Obama leaves me behind to fester on this, and suddenly he’s talking about how the GI bill was awesome, compares it with current intervention, “… one in which we’re gonna focus on energy, health care, and education.” I have to say, as obnoxious as political speeches are, this beats the hell out of watching George Bush threaten other governments and shrug off civil liberties violations.

“…. speaking of our auto industry …”
oh god, yes.
we’re gonna give Detroit a good scoldin’, says Obama but we’re not letting them fail. somewhere, Richard Wagoner is crying, and has involuntarily voided his bladder.
“we’ve done more to advance health care in the last 30 days than in the last decade.” Republicans don’t move, they are frozen with White Hot Rage. that’s some shameful shit, you sons of bitches.
“health care reform cannot, it must not wait, and it will not wait another year.” okay, how’s this: if, during this term, Obama passes substantial health care reform and the economy still tanks – an outcome that would be pretty hard to pull off — I’d say he gets a C+.

he has moved on to education. I’m not paying enough attention to the speech. I bet you can tell. see, I’m tearing into this bag of grapes I got sitting here. I fuckin’ love me some grapes, man. but I return focus for a second, and Obama says:
“responsbility for you child must begin at home. that’s not a Democratic issue, or a Republican issue, that’s an American issue.” truly, we are a nation of shoddy parenting.

he’s talking about the deficit. oh yes. the Republicans ran the deficit straight through the floor, he points out, and don’t you fucking forget it.
he wants to halve it by 2012. I, you know. wait. if he does that, Obama’s either a magician, or jesus christ. or the one who will Bring Balance to the Force.
“we’ll end tax breaks for corporations that ship our jobs overseas.”
“in order to save our children from a future of debt, we will also end the tax breaks for the wealthiest 2 percent of Americans.” the Republicans pout.
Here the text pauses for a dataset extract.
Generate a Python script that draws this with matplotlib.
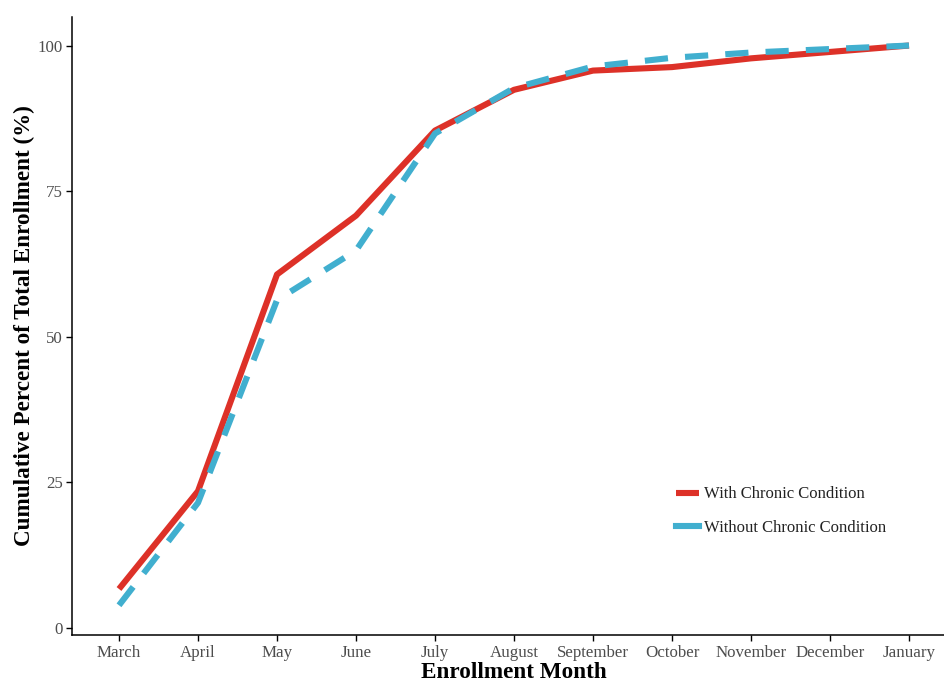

now muscular foreign policy. he’s talking tough on Pakistan, Afghanistan right now. according to his talking points, that’s where the next war’s gonna focus. says something about supporting the troops, and everyone turns and claps at the the marine and army lieutenants in the gallery. these things are always awkward, you know, when the props get used?
but then Obama says we’re gonna up soldier compensation. I agree.
and he talks about how he’s ordered the closing of Guantanamo Bay. I agree again.
and then he makes the commitment that “the United States does not torture.” I can’t believe it’s even come to this as debate.

and now to close, personal stories about the economy, and people who are great like Leonard Abess, Jr, the bank president who sold his business and gave all $60 million to his employees. and are we gonna clap at him, are we gonna clap everybody, oh whatthehellwhynot. everybody claps at him. clap Abess down!
or a girl who goes to a public school in South Carolina that should be condemned. who had to write her fucking congressman to get something done about it. she gets a firm clapping.
clap, clap, yes, Congress like.

and then he finishes.

… but I also know that every American who is sitting here tonight loves this country and wants it to succeed.
I know that.
that must be the starting point for every debate we have in the coming months and where we return after those debates are done. that is the foundation on which the American people expect us to build common ground.
and if we do, if we come together and lift this nation from the depths of this crisis, if we put our people back to work and restart the engine of our prosperity, if we confront without fear the challenges of our time and summon that enduring spirit of an America that does not quit, then some day, years from now, our children can tell their children that this was the time when we performed, in the words that are carved into this very chamber, “something worthy to be remembered.”

that motherfucker can finish hard. it’s like he’s a distance runner, and he sprints the last 100 meters. he’s a fantastic speaker.

now, Fox News is having a roundtable before Bobby Jindal shows up for the Republican rebuttal. Brit Hume thinks Obama’s gonnna spend five trillion dollars. I think Hume is going to drive himself mad. and Charles Krauthammer looks like he’s kept in a tank.
and here’s Jindal. he speaks like a telemarketer, and looks like a marionette.
I have to think this isn’t going to be well-received.

2 comments so far

  1. Smith on

    The best image of the night was when Obama touted the fact that 11 million children now have health care, and the 80% of the Repubs that didn’t vote for SCHIP expansion sat motionless in their seats while everyone else gave a standing ovation.

    I don’t care what type of principles they think they are standing on, they looked like fucking dicks in that moment, and they wonder why they keep on losing elections.

  2. Lang on

    60 seats in 2010 is not out of the question for the Dems either. Kentucky of all places is up for grabs. Wow, how 5 years makes a difference.